Why is loneliness so bad? Better to be Misunderstood... Than a fool that follows the pack & regrets it on your death bed!

Heres a brief synopsis of my week in rewind...

Shot some great footage & interviews of Motor-cross X-game jumpers last weekend for a documentary that I am doing. (All very cool. Very down to earth people. Especially for guys that spend half of their day Flying, spinning, & jumping thru the air risking their lives like Evel Kneivel could only dream about).

Worked for the ER doctor again on his Documentary on Disillusioned Doctors. Shot some interview footage with his mom & actually asked some good hard hitting questions. (after shooting, I told the doc some stories of my childhood & he & his producer said THEY should be making a documentary about MY life!)
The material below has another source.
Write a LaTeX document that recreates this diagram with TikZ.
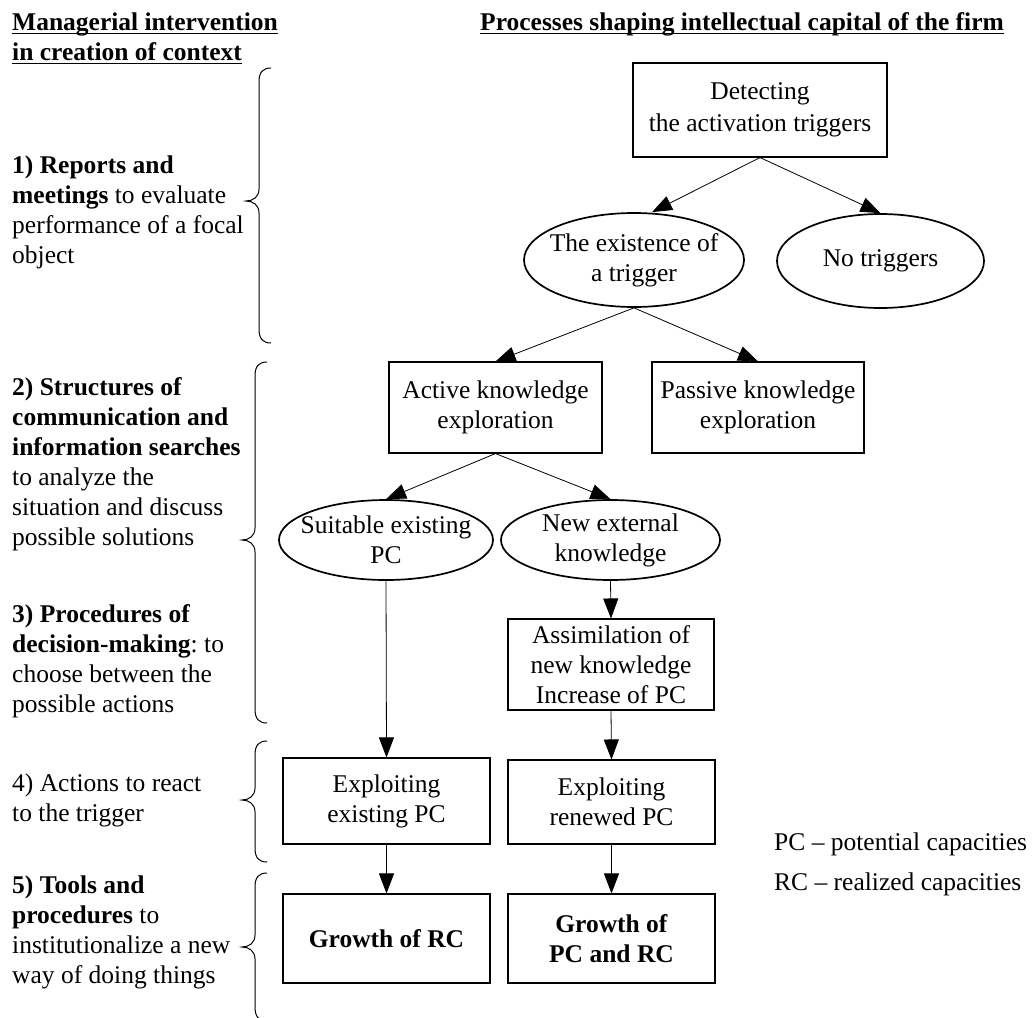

Saw myself on TV again last week in that whacky movie "Army of Darkness". Sam Raimi's 3rd Installment of the Evil dead series. A Cult classic starring my only true Hollywood friend, Bruce Campbell. This movie was shot many, many years ago & I actually am only on screen a few seconds here & there but I still get a kick out of seeing myself on television as I squander my time out here on the east coast struggling to find my place in life.

Heard thru my Hollywood connections that a big time Porn Director by the name of Jim Powers was on the Howard Stern show the other day & they ended up showing some of MY footage that I shot years ago that shows the crazy world of Adult entertainment.
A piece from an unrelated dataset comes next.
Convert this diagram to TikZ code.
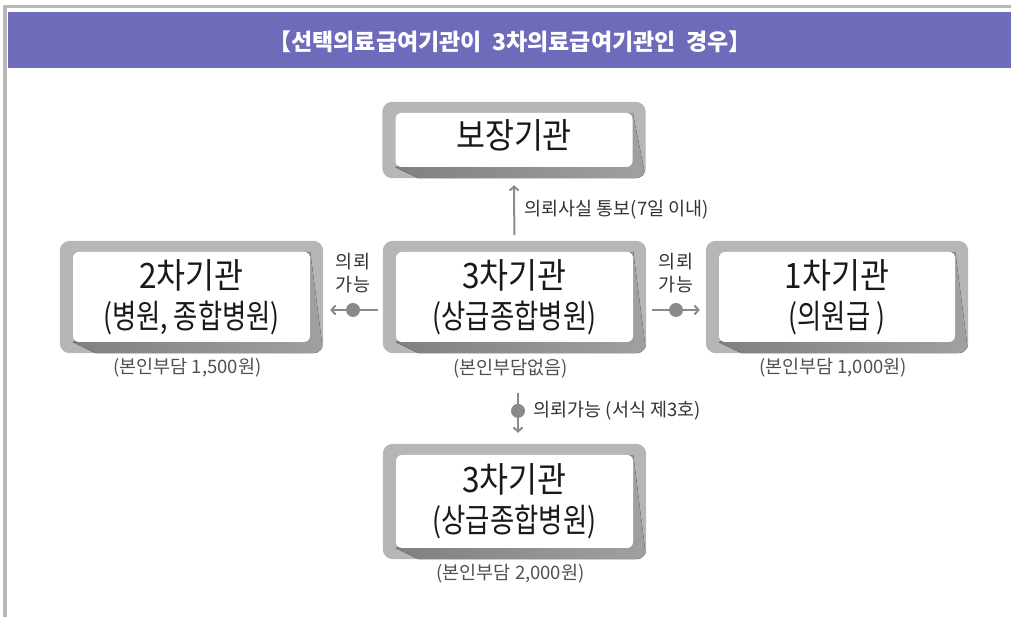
\documentclass[tikz,border=0pt]{standalone}
\usepackage{fontspec}
\setmainfont{Noto Sans CJK KR}
\newfontfamily\bigkr[FakeStretch=0.9]{Noto Sans CJK KR}
\newfontfamily\subkr[FakeStretch=0.8]{Noto Sans CJK KR}
\usepackage{tikz}
\usetikzlibrary{positioning,calc,backgrounds,arrows.meta}

\definecolor{bandpurple}{RGB}{111,107,187}
\definecolor{framegray}{RGB}{182,182,182}
\definecolor{shadedark}{RGB}{128,128,128}
\definecolor{shadelight}{RGB}{160,160,160}
\definecolor{linkgray}{RGB}{138,138,138}
\definecolor{notegray}{RGB}{80,80,80}

\newcommand{\headline}[1]{{\bigkr\fontsize{35}{40}\selectfont #1}}
\newcommand{\subline}[1]{{\subkr\fontsize{33}{40}\selectfont #1}}

\tikzset{
    inst/.style={fill=white, rounded corners=6pt, minimum width=237pt, minimum height=90pt,
        inner sep=0pt, align=center, text=black!90, font=\fontsize{33}{40}\selectfont},
    cost/.style={text=notegray, font=\fontsize{18.5}{20}\selectfont},
    refer/.style={draw=linkgray, line width=2pt, -{Straight Barb[length=4pt,width=9pt]}},
    refdot/.style={circle, fill=linkgray, minimum size=14pt, inner sep=0pt},
    reflabel/.style={text=black!80, font=\fontsize{18.5}{23}\selectfont, align=center},
}

\begin{document}
\begin{tikzpicture}[x=1pt,y=1pt]
    \useasboundingbox (0,0) rectangle (1011,617);

    % Window edge and title band
    \fill[black!28] (3,0) rectangle (7,612);
    \fill[black!28] (3,609) rectangle (1011,612);
    \fill[bandpurple] (8,549) rectangle (1011,605);
    \node[text=white, font=\bfseries\fontsize{23}{26}\selectfont] (title) at (510,575)
        {【선택의료급여기관이\ \ 3차의료급여기관인\ \ 경우】};

    % Institutions
    \node[inst, minimum height=54pt] (ins) at (514,477) {\raisebox{5pt}[\height][\depth]{\headline{보장기관}}};
    \node[inst] (sec) at (514.5,320) {\headline{3차기관}\\\subline{(상급종합병원)}};
    \node[inst] (hosp) at (191.5,320) {\headline{2차기관}\\\subline{(병원, 종합병원)}};
    \node[inst, minimum width=236pt] (clinic) at (837,320) {\headline{1차기관}\\\subline{(의원급 )}};
    \node[inst, minimum height=93pt] (tert) at (514.5,115.5) {\headline{3차기관}\\\subline{(상급종합병원)}};

    % Patient share under each box
    \node[cost] (hospcost) at ([xshift=-4pt,yshift=-25pt]hosp.south) {(본인부담 1,500원)};
    \node[cost] (seccost) at ([xshift=-4pt,yshift=-26pt]sec.south) {(본인부담없음)};
    \node[cost] (cliniccost) at ([xshift=-4pt,yshift=-25pt]clinic.south) {(본인부담 1,000원)};
    \node[cost] (tertcost) at ([xshift=-4pt,yshift=-25pt]tert.south) {(본인부담 2,000원)};

    % Grey frames with shadow behind the white boxes
    \begin{scope}[on background layer]
        \foreach \n in {ins,sec,hosp,clinic,tert} {
            \fill[framegray, rounded corners=10pt] ($(\n.south west)+(-13,-11)$) rectangle ($(\n.north east)+(13,11)$);
            \begin{scope}
                \clip[rounded corners=10pt] ($(\n.south west)+(-13,-11)$) rectangle ($(\n.north east)+(13,11)$);
                \fill[left color=shadedark, right color=shadelight] (\n.south west) -- ++(23,-11)
                    -- ($(\n.south east)+(13,-11)$) -- (\n.north east) -- cycle;
            \end{scope}
        }
    \end{scope}

    % Referrals
    \draw[refer, shorten <=17pt, shorten >=18pt] (sec) -- (ins)
        node[midway, right=6pt, reflabel] (notice) {의뢰사실 통보(7일 이내)};
    \draw[refer, shorten <=18pt, shorten >=20pt] ([yshift=-13pt]sec.west) -- ([yshift=-13pt]hosp.east)
        node[refdot, pos=0.5] (dotl) {};
    \draw[refer, shorten <=19pt, shorten >=19pt] ([yshift=-13pt]sec.east) -- ([yshift=-13pt]clinic.west)
        node[refdot, pos=0.5] (dotr) {};
    \draw[refer, shorten <=51pt, shorten >=22pt] ([xshift=3.5pt]sec.south) -- ([xshift=3.5pt]tert.north)
        node[refdot, pos=0.61] (dotd) {};
    \node[reflabel, above=6pt of dotl] (labl) {의뢰\\가능};
    \node[reflabel, above=6pt of dotr] (labr) {의뢰\\가능};
    \node[reflabel, right=4pt of dotd] (labd) {의뢰가능 (서식 제3호)};
\end{tikzpicture}
\end{document}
Gotta work (as a lighting guy) on a Bernie & Phil furniture commercial next week shooting some new spots for them.

Today I am back in the studio shooting girls in the Mud pit. (yes, we actually put girls in a mud pit & they then recite some lines of dramatic dialogue as they Submerse themselves completely under!)
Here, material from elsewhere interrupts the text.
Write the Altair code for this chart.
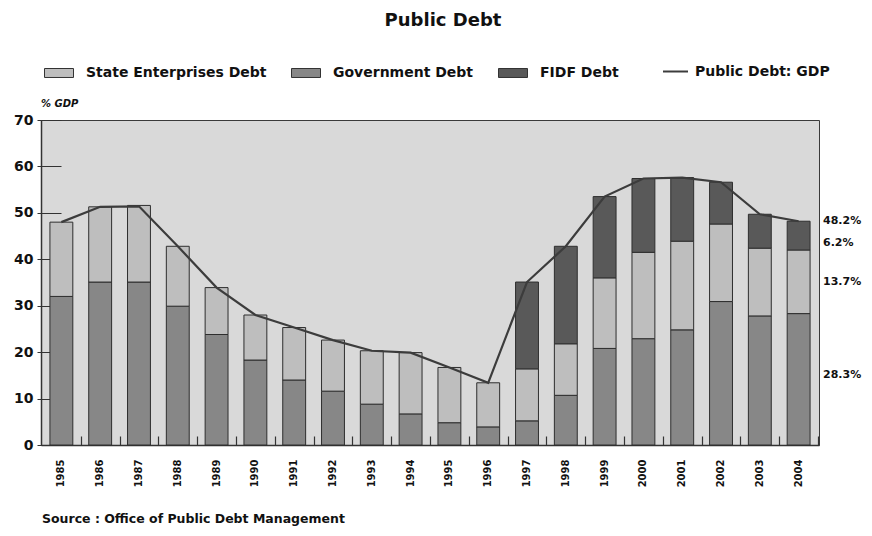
import altair as alt
import pandas as pd

# ---------------- data ----------------
years = [str(y) for y in range(1985, 2005)]
government_debt = [32.0, 35.1, 35.1, 29.9, 23.8, 18.3, 14.0, 11.6, 8.8, 6.7,
                   4.8, 3.9, 5.2, 10.7, 20.8, 22.9, 24.8, 30.9, 27.8, 28.3]
state_enterprises_debt = [16.0, 16.2, 16.5, 12.9, 10.1, 9.7, 11.3, 11.0, 11.5, 13.2,
                          11.9, 9.5, 11.2, 11.1, 15.2, 18.6, 19.1, 16.7, 14.6, 13.7]
fidf_debt = [0, 0, 0, 0, 0, 0, 0, 0, 0, 0,
             0, 0, 18.7, 21.0, 17.5, 15.9, 13.7, 9.0, 7.3, 6.2]
public_debt_gdp = [48.0, 51.3, 51.4, 42.8, 33.9, 28.0, 25.3, 22.6, 20.3, 19.9,
                   16.7, 13.4, 35.1, 42.8, 53.5, 57.4, 57.6, 56.6, 49.7, 48.2]

series_names = ["State Enterprises Debt", "Government Debt", "FIDF Debt"]
series_colors = ["#bebebe", "#878787", "#595959"]
line_name = "Public Debt: GDP"
y_ticks = [0, 10, 20, 30, 40, 50, 60, 70]
end_labels = ["48.2%", "6.2%", "13.7%", "28.3%"]

title_text = "Public Debt"
unit_text = "% GDP"
source_text = "Source : Office of Public Debt Management"

FONT = "DejaVu Sans"
W, H = 778, 325
PAD_IN, PAD_OUT = 0.41, 0.23
STEP = W / (len(years) - PAD_IN + 2 * PAD_OUT)

# ---------------- tables ----------------
rows = []
for i, yr in enumerate(years):
    for name, vals, rank in (("Government Debt", government_debt, 0),
                             ("State Enterprises Debt", state_enterprises_debt, 1),
                             ("FIDF Debt", fidf_debt, 2)):
        if vals[i] > 0:
            rows.append({"year": yr, "series": name, "value": vals[i], "rank": rank})
bar_df = pd.DataFrame(rows)
line_df = pd.DataFrame({"year": years, "gdp": public_debt_gdp, "name": line_name})

g, s, f = government_debt[-1], state_enterprises_debt[-1], fidf_debt[-1]
end_pos = [public_debt_gdp[-1], g + s + f / 2 - 1.6, g + s / 2, g / 2 + 1.0]
end_df = pd.DataFrame({"label": end_labels, "pos": end_pos})

x_scale = alt.Scale(domain=years, paddingInner=PAD_IN, paddingOuter=PAD_OUT)
y_scale = alt.Scale(domain=[0, 70], nice=False)

bars = alt.Chart(bar_df).mark_bar(stroke="#2e2e2e", strokeWidth=1).encode(
    x=alt.X("year:O", scale=x_scale,
            axis=alt.Axis(title=None, orient="bottom", labelAngle=-90, labelFontSize=10,
                          labelFontWeight="bold", labelPadding=14, ticks=False,
                          domainColor="#333333", domainWidth=1.5, labelColor="#111111",
                          labelBaseline="middle", labelAlign="right")),
    y=alt.Y("value:Q", stack="zero", scale=y_scale,
            axis=alt.Axis(values=y_ticks, title=None, orient="left", tickSize=4,
                          tickColor="#333333", labelFontSize=14, labelFontWeight="bold",
                          labelPadding=4, labelColor="#111111", domainColor="#333333",
                          domainWidth=1.5, grid=False)),
    fill=alt.Fill("series:N", scale=alt.Scale(domain=series_names, range=series_colors),
                  legend=alt.Legend(title=None, orient="none", legendX=3, legendY=-62,
                                    direction="horizontal",
                                    symbolType="M-1,-0.31H1V0.31H-1Z", symbolSize=841,
                                    symbolStrokeColor="#333333", symbolStrokeWidth=1,
                                    symbolOpacity=1, labelOffset=12, columnPadding=22,
                                    labelFontSize=14, labelFontWeight="bold",
                                    labelLimit=400, labelColor="#111111", padding=0)),
    order=alt.Order("rank:Q", sort="ascending"),
)

line = alt.Chart(line_df).mark_line(interpolate="linear", strokeWidth=2.2).encode(
    x=alt.X("year:O", scale=x_scale,
            axis=alt.Axis(title=None, orient="bottom", labels=False, domain=False,
                          tickSize=9, offset=-9, tickOffset=STEP / 2,
                          tickColor="#333333", tickWidth=1.2, zindex=0)),
    y=alt.Y("gdp:Q", scale=y_scale,
            axis=alt.Axis(title=None, orient="left", labels=False, domain=False,
                          values=y_ticks, tickSize=20, offset=-20,
                          tickColor="#333333", grid=False, zindex=0)),
    stroke=alt.Stroke("name:N", scale=alt.Scale(domain=[line_name], range=["#3c3c3c"]),
                      legend=alt.Legend(title=None, orient="none", legendX=621, legendY=-62,
                                        symbolType="stroke", symbolSize=625,
                                        symbolStrokeWidth=2, labelOffset=6,
                                        labelFontSize=14, labelFontWeight="bold",
                                        labelLimit=400, labelColor="#111111", padding=0)),
)

end_text = alt.Chart(end_df).mark_text(
    align="left", baseline="middle", font=FONT, fontSize=11, fontWeight="bold",
    color="#111111"
).encode(
    text="label:N",
    y=alt.Y("pos:Q", scale=y_scale, axis=None),
    x=alt.value(W + 4),
)

def note(txt, x, y, **kw):
    return alt.Chart(pd.DataFrame({"t": [txt]})).mark_text(
        font=FONT, fontWeight="bold", color="#111111", baseline="middle", **kw
    ).encode(text="t:N", x=alt.value(x), y=alt.value(y))

title = note(title_text, 402, -99, fontSize=18, align="center")
unit = note(unit_text, 0, -16, fontSize=10, fontStyle="italic", align="left")
source = note(source_text, 1, 399, fontSize=12.5, align="left")

chart = alt.layer(bars, line, end_text, title, unit, source).resolve_axis(
    x="independent", y="independent"
).properties(
    width=W, height=H,
    autosize=alt.AutoSizeParams(type="none"),
    padding={"left": 33, "top": 112, "right": 45, "bottom": 83},
    background="white",
).configure_view(
    fill="#d9d9d9", stroke="#3a3a3a", strokeWidth=1
).configure_axis(
    labelFont=FONT
).configure_legend(
    labelFont=FONT
)

chart.save("out.html", embed_options={"renderer": "svg", "actions": False})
Gotta meet a guy next week to start shooting weddings... (yes Weddings... Arghhhhhh... I am such a whore.)

All next weekend I will be shooting Hockey matches for the league. (Hockey, what a disgusting charade. Its just Violence disguised as a sport.)

And that about wraps up my week... Quite a diverse little character I am huh? My life is so surreal, so demented, so utterly boring & yet, exciting at times, that sometimes I just can't do anything but smile & giggle to myself thinking is this a normal life? Do other people live this way?

As I walk this tight rope that is my life juggling kittens, hand grenades & digital content, I always wonder if I am going to fall... Or have I already fallen & I just can't get up?

My life is a bad B movie... & I have to turn it into a billion dollar franchise blockbuster & win over the masses so that my true talent can shine thru & the money piles up bigger than the gold in fort Knox. I know I have it in me... I just gotta get it OUTTA ME!

My best friend thinks that I am insane & that my Ambitions SUPER-CEDE my ABILITIES....

  AM I just a fool? A dreamer? A child lost to the world? You bet I am... But it is all I have... It is all I have ever had... My ability to SEE REALITY for what it truly is & to still not let that throw me... Life is to short kids... Ya gotta have fun... Grab life & kick it in the Ass & giggle at the madness that surrounds us all...

The infinite wisdom of the ages is never lost on one such as I... As I watch this country growing closer & closer to the She-Devil that is known as Hillary Clinton I sometimes wonder am I the only one that can sense the madness? Taste the Fear? Nobodies gonna pull the wool over my eyes... The sheep go Bahhh & the Politicians are stirring up their Wicked Caldron of Befuddling madness to confuse the masses with their Bullshit & lies....

We need a new hero... Am I the one? Can I truly take on & accomplish all that I desire? (To create Cool Entertainment for the Befuddled masses), Or am I just a fool with a handful of mud & left over dreams from a bygone era?

Only time will tell.... For I am.... Craig Amabello Hollywoods Lost Child.

Time to PUT UP... Or shut up.

WIsh you all well in your pursuit of happiness & dreams... I sure could use some Positive thoughts.

From your friend on the edge of Insanity... Craig Amabello, your truly demented reporter & X-Hollywood Misfit.